— Start —

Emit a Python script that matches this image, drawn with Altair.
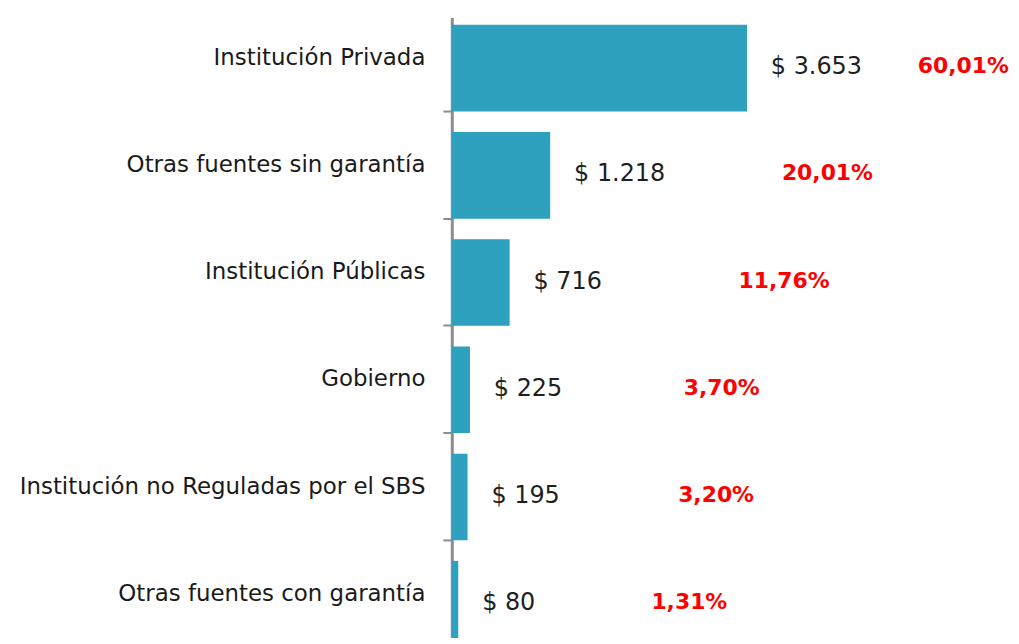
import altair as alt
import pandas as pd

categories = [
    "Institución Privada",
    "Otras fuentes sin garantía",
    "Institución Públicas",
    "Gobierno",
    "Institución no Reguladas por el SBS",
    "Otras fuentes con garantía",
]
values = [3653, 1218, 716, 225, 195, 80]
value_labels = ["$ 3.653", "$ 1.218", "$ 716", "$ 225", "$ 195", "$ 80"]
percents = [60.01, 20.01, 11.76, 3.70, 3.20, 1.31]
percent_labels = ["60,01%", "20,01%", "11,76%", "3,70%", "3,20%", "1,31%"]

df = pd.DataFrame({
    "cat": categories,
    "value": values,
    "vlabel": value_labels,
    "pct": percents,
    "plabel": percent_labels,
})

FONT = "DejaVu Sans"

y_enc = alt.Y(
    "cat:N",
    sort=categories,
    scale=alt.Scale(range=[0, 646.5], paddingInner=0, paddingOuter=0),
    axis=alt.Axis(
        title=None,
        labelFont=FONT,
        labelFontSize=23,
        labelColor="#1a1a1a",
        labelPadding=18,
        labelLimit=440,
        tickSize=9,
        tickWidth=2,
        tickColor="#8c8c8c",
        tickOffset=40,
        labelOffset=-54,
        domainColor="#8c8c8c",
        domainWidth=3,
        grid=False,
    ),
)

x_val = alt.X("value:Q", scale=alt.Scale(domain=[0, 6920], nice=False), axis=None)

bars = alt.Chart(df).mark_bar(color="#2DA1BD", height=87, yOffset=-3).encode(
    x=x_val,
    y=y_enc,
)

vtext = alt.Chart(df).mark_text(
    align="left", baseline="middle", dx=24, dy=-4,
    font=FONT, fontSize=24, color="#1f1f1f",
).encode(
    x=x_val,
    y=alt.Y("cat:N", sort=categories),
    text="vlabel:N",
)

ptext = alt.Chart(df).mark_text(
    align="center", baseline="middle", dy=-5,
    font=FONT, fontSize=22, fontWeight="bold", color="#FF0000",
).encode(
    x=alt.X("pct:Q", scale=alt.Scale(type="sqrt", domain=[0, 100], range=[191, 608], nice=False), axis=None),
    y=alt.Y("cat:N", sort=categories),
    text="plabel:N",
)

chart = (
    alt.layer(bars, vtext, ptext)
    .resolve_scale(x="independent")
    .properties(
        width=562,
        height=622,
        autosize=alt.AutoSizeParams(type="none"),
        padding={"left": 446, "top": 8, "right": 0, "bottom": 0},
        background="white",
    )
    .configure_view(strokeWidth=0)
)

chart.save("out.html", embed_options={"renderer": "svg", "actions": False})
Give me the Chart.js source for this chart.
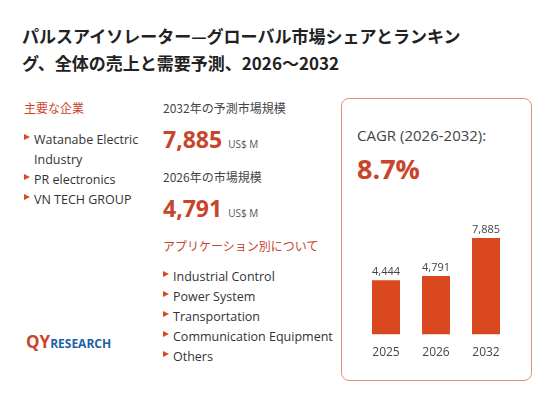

— End —

__Set exercise__
Copy the material above exactly and drop the pictures.

__Response to the exercise__
Emit a Python script that matches this image, drawn with Altair.
import altair as alt
import pandas as pd

categories = [
    "Institución Privada",
    "Otras fuentes sin garantía",
    "Institución Públicas",
    "Gobierno",
    "Institución no Reguladas por el SBS",
    "Otras fuentes con garantía",
]
values = [3653, 1218, 716, 225, 195, 80]
value_labels = ["$ 3.653", "$ 1.218", "$ 716", "$ 225", "$ 195", "$ 80"]
percents = [60.01, 20.01, 11.76, 3.70, 3.20, 1.31]
percent_labels = ["60,01%", "20,01%", "11,76%", "3,70%", "3,20%", "1,31%"]

df = pd.DataFrame({
    "cat": categories,
    "value": values,
    "vlabel": value_labels,
    "pct": percents,
    "plabel": percent_labels,
})

FONT = "DejaVu Sans"

y_enc = alt.Y(
    "cat:N",
    sort=categories,
    scale=alt.Scale(range=[0, 646.5], paddingInner=0, paddingOuter=0),
    axis=alt.Axis(
        title=None,
        labelFont=FONT,
        labelFontSize=23,
        labelColor="#1a1a1a",
        labelPadding=18,
        labelLimit=440,
        tickSize=9,
        tickWidth=2,
        tickColor="#8c8c8c",
        tickOffset=40,
        labelOffset=-54,
        domainColor="#8c8c8c",
        domainWidth=3,
        grid=False,
    ),
)

x_val = alt.X("value:Q", scale=alt.Scale(domain=[0, 6920], nice=False), axis=None)

bars = alt.Chart(df).mark_bar(color="#2DA1BD", height=87, yOffset=-3).encode(
    x=x_val,
    y=y_enc,
)

vtext = alt.Chart(df).mark_text(
    align="left", baseline="middle", dx=24, dy=-4,
    font=FONT, fontSize=24, color="#1f1f1f",
).encode(
    x=x_val,
    y=alt.Y("cat:N", sort=categories),
    text="vlabel:N",
)

ptext = alt.Chart(df).mark_text(
    align="center", baseline="middle", dy=-5,
    font=FONT, fontSize=22, fontWeight="bold", color="#FF0000",
).encode(
    x=alt.X("pct:Q", scale=alt.Scale(type="sqrt", domain=[0, 100], range=[191, 608], nice=False), axis=None),
    y=alt.Y("cat:N", sort=categories),
    text="plabel:N",
)

chart = (
    alt.layer(bars, vtext, ptext)
    .resolve_scale(x="independent")
    .properties(
        width=562,
        height=622,
        autosize=alt.AutoSizeParams(type="none"),
        padding={"left": 446, "top": 8, "right": 0, "bottom": 0},
        background="white",
    )
    .configure_view(strokeWidth=0)
)

chart.save("out.html", embed_options={"renderer": "svg", "actions": False})
Give me the Chart.js source for this chart.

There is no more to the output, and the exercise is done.